Because money is the name of the game, speaking in lost profitability terms is your key to successfully introducing a data loss and backup recovery plan. In other words, you need to do some math.
There are four questions you should be able to answer off hand. These are:
1. What is the gross income of the business?
Several factors can contribute to calculating downtime. To come up with this figure, you need to understand your company uptime.
With the help of a few accounting members from the A/R department, you can determine the annual gross income of the business and work backward from there. Annual gross income divided by the total hours in a year (8760) will give you the lost revenue information to use in the formula below.
Lost Revenue = Annual gross income/Total hours in a year
2. How productive are the employees during an outage?

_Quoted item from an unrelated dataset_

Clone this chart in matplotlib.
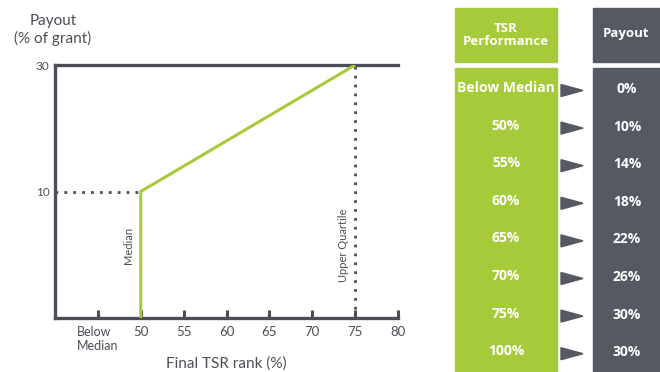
import matplotlib.pyplot as plt
from matplotlib.patches import Rectangle, Polygon

# ---- data ----
x_ticks = [45, 50, 55, 60, 65, 70, 75, 80]
x_tick_labels = ["Below\nMedian", "50", "55", "60", "65", "70", "75", "80"]
y_ticks = [10, 30]

payout_x = [50, 50, 75]
payout_y = [-10, 10, 30]

tsr_levels = ["Below Median", "50%", "55%", "60%", "65%", "70%", "75%", "100%"]
payouts = ["0%", "10%", "14%", "18%", "22%", "26%", "30%", "30%"]

GREEN = "#a6cb3a"
GREY = "#555961"
DARK = "#4b4e56"

plt.rcParams["font.family"] = ["Lato", "DejaVu Sans"]

fig = plt.figure(figsize=(6.6, 3.72), dpi=100)

# ================= CHART =================
ax = fig.add_axes([55 / 660, 1 - 318 / 372, 343 / 660, 253 / 372])
ax.plot(payout_x, payout_y, color=GREEN, lw=2.2, solid_capstyle="butt", zorder=3)
ax.plot([40, 50], [10, 10], color=DARK, lw=2, ls=(0, (1, 2.2)))
ax.plot([75, 75], [-10, 30], color=DARK, lw=2, ls=(0, (1, 2.2)))

ax.set_xlim(40, 80)
ax.set_ylim(-10, 30)
ax.set_xticks(x_ticks)
ax.set_xticklabels(x_tick_labels, fontsize=9.5, color=DARK)
ax.set_yticks(y_ticks)
ax.set_yticklabels([str(v) for v in y_ticks], fontsize=8.5, color=DARK)
ax.tick_params(axis="x", direction="in", length=6, width=2.2, color=DARK, pad=6)
ax.tick_params(axis="y", length=0, pad=4)
first = ax.get_xticklabels()[0]
first.set_multialignment("left")
first.set_fontsize(9)

for side in ["left", "bottom", "top"]:
    ax.spines[side].set_color(DARK)
    ax.spines[side].set_linewidth(2.4)
ax.spines["right"].set_visible(False)

ax.text(48.6, 1.5, "Median", rotation=90, fontsize=8, color=DARK, ha="center", va="center")
ax.text(73.6, 1.5, "Upper Quartile", rotation=90, fontsize=8, color=DARK,
        ha="center", va="center")

ax.set_xlabel("Final TSR rank (%)", fontsize=11, color=DARK, labelpad=3)
fig.text(53 / 660, 1 - 30 / 372, "Payout\n(% of grant)", fontsize=11, color=DARK,
         ha="center", va="center", linespacing=1.3)

# ================= TABLE =================
tab = fig.add_axes([0, 0, 1, 1])
tab.set_xlim(0, 660)
tab.set_ylim(372, 0)
tab.axis("off")

tab.add_patch(Rectangle((455, 8), 102, 54, color=GREEN))
tab.add_patch(Rectangle((593, 8), 67, 54, color=GREY))
tab.add_patch(Rectangle((455, 68), 102, 304, color=GREEN))
tab.add_patch(Rectangle((593, 68), 67, 304, color=GREY))

bold = dict(color="white", fontweight="bold", family=["Open Sans", "DejaVu Sans"],
            ha="center", va="center")
tab.text(506, 35, "TSR\nPerformance", fontsize=9.5, linespacing=1.0, **bold)
tab.text(626, 33, "Payout", fontsize=9.5, **bold)

row_h = 37.6
for i, (lvl, pay) in enumerate(zip(tsr_levels, payouts)):
    yc = 88 + i * row_h
    tab.text(506, yc, lvl, fontsize=10, **bold)
    tab.text(627, yc + 1, pay, fontsize=10, **bold)
    ya = yc + 2.5
    tab.add_patch(Polygon([[561, ya - 6], [561, ya + 6], [583, ya]], color=GREY))

fig.savefig("out.png", dpi=100)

To determine lost productivity, you need to have the company’s fixed costs on hand. Because the formula below relates to employee productivity, the fixed costs you need to be aware of are employee salaries. During downtime, most employees are working at 50 percent capacity. Therefore, you can assume that the total employee salary divided in half is the lost productivity amount.
Lost Productivity = Combined Employee Salaries / 50%
3. What are the costs associated with restoring your system?
To get the business back to operating normal again, adding up the cost of the services and tools required to keep it running will provide you with the recovery cost estimation.
Recovery Costs = Labor + Restoration Services
4. What are your businesses intangible costs?
Intangibles can be tricky. To forecast this amount you can refer to an estimated number of sales lost due to damage. To get this number, you take your annual revenue divided by the number of sales per year and multiply that by the opportunity loss. Here’s a quick formula for help:
Cost of intangibles = (Annual revenue/annual sales) x estimated number of sales lost
Once you have all of the numbers in place, the formula below will help you calculate the final cost of downtime.
Cost of Downtime (per hour) = Lost Revenue + Lost Productivity + Cost to recover + Cost of intangibles

Through The Looking Glass

Today, on average, an hour of downtime for a small business averages around $8,000 – $10,000. But that’s just taking a microscope to a small businesses loss. For a medium to large corporation, the numbers dramatically increase into the six-figure mark.
To protect your business from data loss and downtime, map out a business disaster recovery plan then select the most appropriate backup solution that fulfills your needs and the needs of your customers.